The first was with a prospective student, whom I was interviewing to see if he was the kind of person we wanted to come to Essex. He was all potential, but had already thought more about games than 75% of my third-years. He was real fire-to-be-kindled rather than vessel-to-be-filled stuff. I said things, he got what I was saying and asked something back in return that showed he'd understood what I'd said and understood the consequences. In my view, the interview wasn't so much a question of my finding out whether he was right for Essex as his finding out whether Essex was right for him. It probably wasn't, but then again there isn't really anywhere in the UK at undergraduate level that would be right. The best he can hope for is that we give him a grounding so that he can go on to do a postgraduate degree where he can flourish.

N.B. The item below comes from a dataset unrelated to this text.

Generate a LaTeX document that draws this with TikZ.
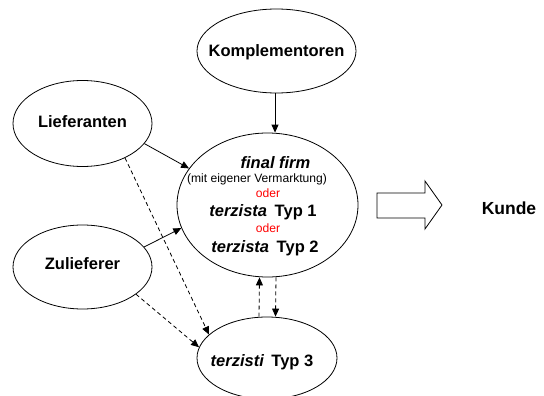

The other interesting conversation I had this week was today with an old friend, Eric Goldberg. As Eric has been involved with games for as long as I have and has been thinking about them for as long, too, we don't have to waste time educating each other in our chats — we can go right to the cutting edge straight away. I love our discussions, which is why I'm willing to go into London on a Saturday just to have one. I think Eric enjoys them too, given that he dragged himself off his sickbed to see me (food poisoning). Following one part of the conversation in which he played devil's advocate, I managed to verbalise a way of thinking about player type dynamics I'd not really latched onto before, to do with how they relate to different concepts of fairness and thence different reactions to free-to-play business models. I wish we could have talked for longer but Eric started to die again so we had to stop after only 2 hours.
Ah, what it must be like to be able to have such discussions every day.
Sigh...
Aside: I'm typing this in on my new mobile phone on the train home and now, for the first time in my life, I have motion sickness on a train.